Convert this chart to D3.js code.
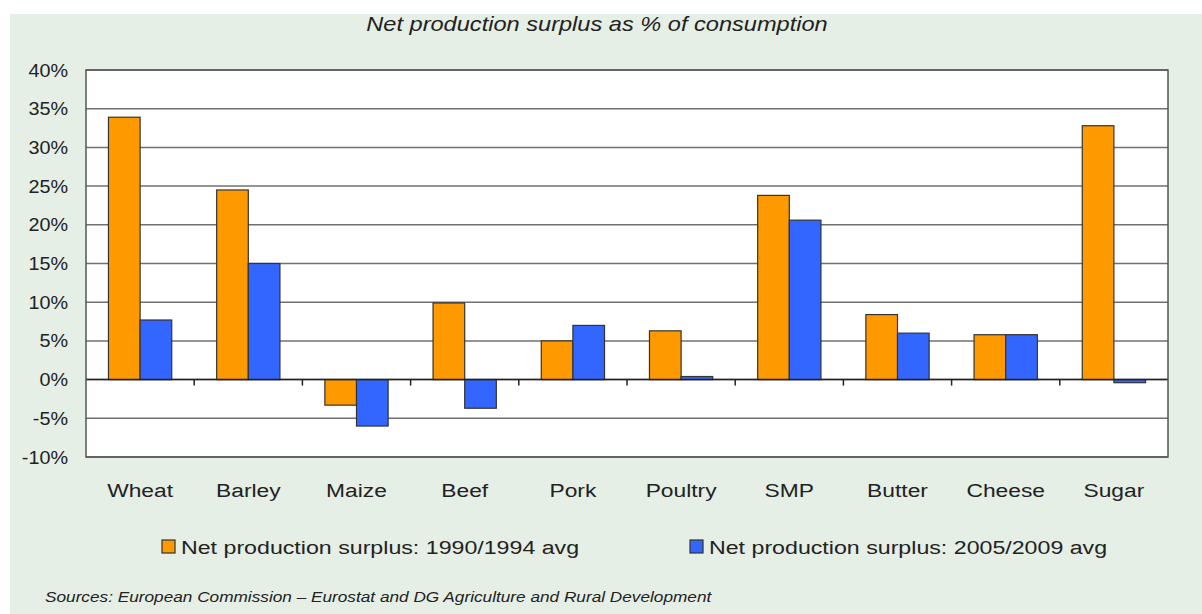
<!DOCTYPE html>
<html><head><meta charset="utf-8">
<script src="https://cdn.jsdelivr.net/npm/d3@7"></script>
<style>body{margin:0;background:#fff}svg{display:block}text{font-family:"Liberation Sans",Arial,sans-serif}</style>
</head><body><svg id="c" width="1202" height="614"></svg>
<script>
const categories = ["Wheat","Barley","Maize","Beef","Pork","Poultry","SMP","Butter","Cheese","Sugar"];
const series1990 = [33.9,24.5,-3.3,9.9,5.0,6.3,23.8,8.4,5.8,32.8];
const series2005 = [7.7,15.0,-6.0,-3.7,7.0,0.4,20.6,6.0,5.8,-0.4];
const seriesNames = ["Net production surplus: 1990/1994 avg","Net production surplus: 2005/2009 avg"];
const seriesColors = ["#FF9900","#3366FF"];
const yTicks = [-10,-5,0,5,10,15,20,25,30,35,40];
const title = "Net production surplus as % of consumption";
const source = "Sources: European Commission \u2013 Eurostat and DG Agriculture and Rural Development";

const svg = d3.select("#c");
svg.append("rect").attr("x",10).attr("y",14).attr("width",1192).attr("height",600).attr("fill","#E5EFE5");

// stretched text helper
function stext(g, x, y, str, size, sx, anchor, italic){
  return g.append("text").attr("transform",`translate(${x},${y}) scale(${sx},1)`)
    .attr("font-size",size).attr("text-anchor",anchor||"start")
    .attr("font-style",italic?"italic":"normal").attr("fill","#222").text(str);
}

const L=86,R=1168,T=70,B=457;
const x = d3.scaleBand().domain(categories).range([L,R]);
const y = d3.scaleLinear().domain([-10,40]).range([B,T]);
const inner = d3.scaleBand().domain([0,1]).range([0,x.bandwidth()]).paddingInner(0).paddingOuter(0.71);

svg.append("rect").attr("x",L).attr("y",T).attr("width",R-L).attr("height",B-T).attr("fill","#fff");

// grid
svg.append("g").selectAll("line").data(yTicks).join("line")
  .attr("x1",L).attr("x2",R).attr("y1",d=>y(d)).attr("y2",d=>y(d))
  .attr("stroke","#707070").attr("stroke-width",1.5);

// y labels
const yl = svg.append("g");
yTicks.forEach(t=>stext(yl,68,y(t)+6.5,t+"%",18,1.1,"end"));

// bars
const data = [series1990,series2005];
data.forEach((vals,si)=>{
  svg.append("g").selectAll("rect").data(vals).join("rect")
    .attr("x",(d,i)=>x(categories[i])+inner(si))
    .attr("width",inner.bandwidth())
    .attr("y",d=>y(Math.max(0,d)))
    .attr("height",d=>Math.abs(y(d)-y(0)))
    .attr("fill",seriesColors[si]).attr("stroke","#333").attr("stroke-width",1.2);
});

// zero axis with ticks
svg.append("line").attr("x1",L).attr("x2",R).attr("y1",y(0)).attr("y2",y(0)).attr("stroke","#222").attr("stroke-width",1.5);
svg.append("g").selectAll("line").data(categories.slice(1)).join("line")
  .attr("x1",d=>x(d)).attr("x2",d=>x(d)).attr("y1",y(0)).attr("y2",y(0)+6)
  .attr("stroke","#222").attr("stroke-width",1.5);

// frame
svg.append("rect").attr("x",L).attr("y",T).attr("width",R-L).attr("height",B-T)
  .attr("fill","none").attr("stroke","#555").attr("stroke-width",1.5);

// category labels
const cl = svg.append("g");
categories.forEach(c=>stext(cl,x(c)+x.bandwidth()/2,497,c,19,1.2,"middle"));

// title
stext(svg,597,31,title,20,1.18,"middle",true);

// legend
const legX=[162,690];
seriesNames.forEach((n,i)=>{
  svg.append("rect").attr("x",legX[i]).attr("y",540).attr("width",13).attr("height",13)
    .attr("fill",seriesColors[i]).attr("stroke","#333").attr("stroke-width",1.2);
  stext(svg,legX[i]+19,554,n,19,1.22,"start");
});

// source
stext(svg,45,602,source,14,1.23,"start",true);
</script></body></html>
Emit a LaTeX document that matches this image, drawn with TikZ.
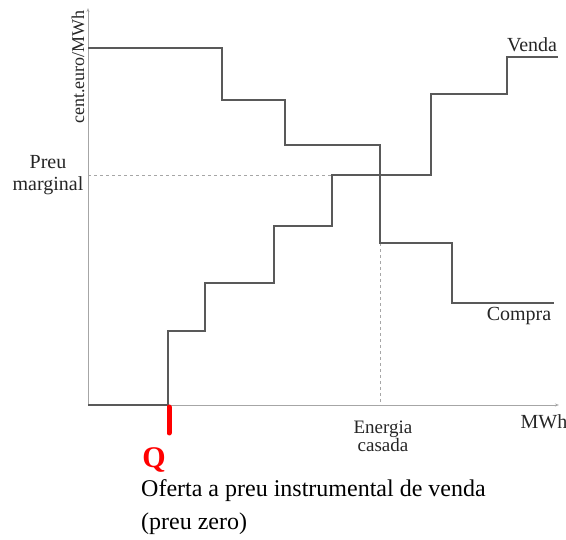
\documentclass[tikz,border=0pt]{standalone}
\usepackage{fontspec}
\setmainfont{Liberation Serif}
\usetikzlibrary{arrows.meta}
\tikzset{
  axisline/.style={draw=black!35, line width=0.9pt},
  stepline/.style={draw=black!65, line width=1.2pt},
  guide/.style={draw=black!35, line width=0.8pt, dashed},
  lbl/.style={font=\fontsize{20}{20}\selectfont, text=black!85, inner sep=0pt, align=center},
}
\begin{document}
\begin{tikzpicture}[x=1pt,y=-1pt]
\useasboundingbox (0,0) rectangle (566,540);
\path (88,405) coordinate (o)
      (88,8) coordinate (ytop)
      (559,405) coordinate (xend)
      (88,175) coordinate (pm)
      (380,175) coordinate (cross)
      (380,405) coordinate (ec)
      (169,407) coordinate (qtop)
      (169,433) coordinate (qbot)
      ;
% axes
\draw [axisline, -{Stealth[open,length=4pt,width=3pt]}] (o) -- (ytop);
\draw [axisline, -{Stealth[open,length=4pt,width=3pt]}] (o) -- (xend);
% guides
\draw [guide] (pm) -- (cross);
\draw [guide] (380,243) -- (ec);
% compra
\draw [stepline] (88,48) -- (222,48) -- (222,100) -- (285,100) -- (285,145)
      -- (380,145) -- (380,243) -- (452,243) -- (452,303) -- (554,303);
% venda
\draw [stepline] (o) -- (168,405) -- (168,331) -- (205,331) -- (205,283)
      -- (274,283) -- (274,226) -- (332,226) -- (332,175) -- (431,175)
      -- (431,94) -- (507,94) -- (507,57) -- (558,57);
% red mark
\draw [red, line width=5pt, line cap=round] (qtop) -- (qbot);
% labels
\path (78,67) node [lbl, rotate=90, font=\fontsize{18}{18}\selectfont] (yl) {cent.euro/MWh}
      (48,175) node [lbl] (pml) {Preu\\[2pt]marginal}
      (532,45) node [lbl] (vl) {Venda}
      (519,316) node [lbl] (cl) {Compra}
      (544,422) node [lbl] (xl) {MWh}
      (383,436) node [lbl, font=\fontsize{19}{18}\selectfont] (ecl) {Energia\\casada}
      (154,460) node [lbl, text=red, font=\fontsize{30}{30}\selectfont\bfseries] (q) {Q}
      (141,491) node [lbl, anchor=west, text=black, font=\fontsize{24}{24}\selectfont] (of) {Oferta a preu instrumental de venda}
      (141,524) node [lbl, anchor=west, text=black, font=\fontsize{24}{24}\selectfont] (pz) {(preu zero)}
      ;
\end{tikzpicture}
\end{document}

------

## Your task
Your task is to repeat the material above exactly, without its pictures.

## Solution to this problem
Convert this chart to D3.js code.
<!DOCTYPE html>
<html><head><meta charset="utf-8">
<script src="https://cdn.jsdelivr.net/npm/d3@7"></script>
<style>body{margin:0;background:#fff}svg{display:block}text{font-family:"Liberation Sans",Arial,sans-serif}</style>
</head><body><svg id="c" width="1202" height="614"></svg>
<script>
const categories = ["Wheat","Barley","Maize","Beef","Pork","Poultry","SMP","Butter","Cheese","Sugar"];
const series1990 = [33.9,24.5,-3.3,9.9,5.0,6.3,23.8,8.4,5.8,32.8];
const series2005 = [7.7,15.0,-6.0,-3.7,7.0,0.4,20.6,6.0,5.8,-0.4];
const seriesNames = ["Net production surplus: 1990/1994 avg","Net production surplus: 2005/2009 avg"];
const seriesColors = ["#FF9900","#3366FF"];
const yTicks = [-10,-5,0,5,10,15,20,25,30,35,40];
const title = "Net production surplus as % of consumption";
const source = "Sources: European Commission \u2013 Eurostat and DG Agriculture and Rural Development";

const svg = d3.select("#c");
svg.append("rect").attr("x",10).attr("y",14).attr("width",1192).attr("height",600).attr("fill","#E5EFE5");

// stretched text helper
function stext(g, x, y, str, size, sx, anchor, italic){
  return g.append("text").attr("transform",`translate(${x},${y}) scale(${sx},1)`)
    .attr("font-size",size).attr("text-anchor",anchor||"start")
    .attr("font-style",italic?"italic":"normal").attr("fill","#222").text(str);
}

const L=86,R=1168,T=70,B=457;
const x = d3.scaleBand().domain(categories).range([L,R]);
const y = d3.scaleLinear().domain([-10,40]).range([B,T]);
const inner = d3.scaleBand().domain([0,1]).range([0,x.bandwidth()]).paddingInner(0).paddingOuter(0.71);

svg.append("rect").attr("x",L).attr("y",T).attr("width",R-L).attr("height",B-T).attr("fill","#fff");

// grid
svg.append("g").selectAll("line").data(yTicks).join("line")
  .attr("x1",L).attr("x2",R).attr("y1",d=>y(d)).attr("y2",d=>y(d))
  .attr("stroke","#707070").attr("stroke-width",1.5);

// y labels
const yl = svg.append("g");
yTicks.forEach(t=>stext(yl,68,y(t)+6.5,t+"%",18,1.1,"end"));

// bars
const data = [series1990,series2005];
data.forEach((vals,si)=>{
  svg.append("g").selectAll("rect").data(vals).join("rect")
    .attr("x",(d,i)=>x(categories[i])+inner(si))
    .attr("width",inner.bandwidth())
    .attr("y",d=>y(Math.max(0,d)))
    .attr("height",d=>Math.abs(y(d)-y(0)))
    .attr("fill",seriesColors[si]).attr("stroke","#333").attr("stroke-width",1.2);
});

// zero axis with ticks
svg.append("line").attr("x1",L).attr("x2",R).attr("y1",y(0)).attr("y2",y(0)).attr("stroke","#222").attr("stroke-width",1.5);
svg.append("g").selectAll("line").data(categories.slice(1)).join("line")
  .attr("x1",d=>x(d)).attr("x2",d=>x(d)).attr("y1",y(0)).attr("y2",y(0)+6)
  .attr("stroke","#222").attr("stroke-width",1.5);

// frame
svg.append("rect").attr("x",L).attr("y",T).attr("width",R-L).attr("height",B-T)
  .attr("fill","none").attr("stroke","#555").attr("stroke-width",1.5);

// category labels
const cl = svg.append("g");
categories.forEach(c=>stext(cl,x(c)+x.bandwidth()/2,497,c,19,1.2,"middle"));

// title
stext(svg,597,31,title,20,1.18,"middle",true);

// legend
const legX=[162,690];
seriesNames.forEach((n,i)=>{
  svg.append("rect").attr("x",legX[i]).attr("y",540).attr("width",13).attr("height",13)
    .attr("fill",seriesColors[i]).attr("stroke","#333").attr("stroke-width",1.2);
  stext(svg,legX[i]+19,554,n,19,1.22,"start");
});

// source
stext(svg,45,602,source,14,1.23,"start",true);
</script></body></html>
Emit a LaTeX document that matches this image, drawn with TikZ.
\documentclass[tikz,border=0pt]{standalone}
\usepackage{fontspec}
\setmainfont{Liberation Serif}
\usetikzlibrary{arrows.meta}
\tikzset{
  axisline/.style={draw=black!35, line width=0.9pt},
  stepline/.style={draw=black!65, line width=1.2pt},
  guide/.style={draw=black!35, line width=0.8pt, dashed},
  lbl/.style={font=\fontsize{20}{20}\selectfont, text=black!85, inner sep=0pt, align=center},
}
\begin{document}
\begin{tikzpicture}[x=1pt,y=-1pt]
\useasboundingbox (0,0) rectangle (566,540);
\path (88,405) coordinate (o)
      (88,8) coordinate (ytop)
      (559,405) coordinate (xend)
      (88,175) coordinate (pm)
      (380,175) coordinate (cross)
      (380,405) coordinate (ec)
      (169,407) coordinate (qtop)
      (169,433) coordinate (qbot)
      ;
% axes
\draw [axisline, -{Stealth[open,length=4pt,width=3pt]}] (o) -- (ytop);
\draw [axisline, -{Stealth[open,length=4pt,width=3pt]}] (o) -- (xend);
% guides
\draw [guide] (pm) -- (cross);
\draw [guide] (380,243) -- (ec);
% compra
\draw [stepline] (88,48) -- (222,48) -- (222,100) -- (285,100) -- (285,145)
      -- (380,145) -- (380,243) -- (452,243) -- (452,303) -- (554,303);
% venda
\draw [stepline] (o) -- (168,405) -- (168,331) -- (205,331) -- (205,283)
      -- (274,283) -- (274,226) -- (332,226) -- (332,175) -- (431,175)
      -- (431,94) -- (507,94) -- (507,57) -- (558,57);
% red mark
\draw [red, line width=5pt, line cap=round] (qtop) -- (qbot);
% labels
\path (78,67) node [lbl, rotate=90, font=\fontsize{18}{18}\selectfont] (yl) {cent.euro/MWh}
      (48,175) node [lbl] (pml) {Preu\\[2pt]marginal}
      (532,45) node [lbl] (vl) {Venda}
      (519,316) node [lbl] (cl) {Compra}
      (544,422) node [lbl] (xl) {MWh}
      (383,436) node [lbl, font=\fontsize{19}{18}\selectfont] (ecl) {Energia\\casada}
      (154,460) node [lbl, text=red, font=\fontsize{30}{30}\selectfont\bfseries] (q) {Q}
      (141,491) node [lbl, anchor=west, text=black, font=\fontsize{24}{24}\selectfont] (of) {Oferta a preu instrumental de venda}
      (141,524) node [lbl, anchor=west, text=black, font=\fontsize{24}{24}\selectfont] (pz) {(preu zero)}
      ;
\end{tikzpicture}
\end{document}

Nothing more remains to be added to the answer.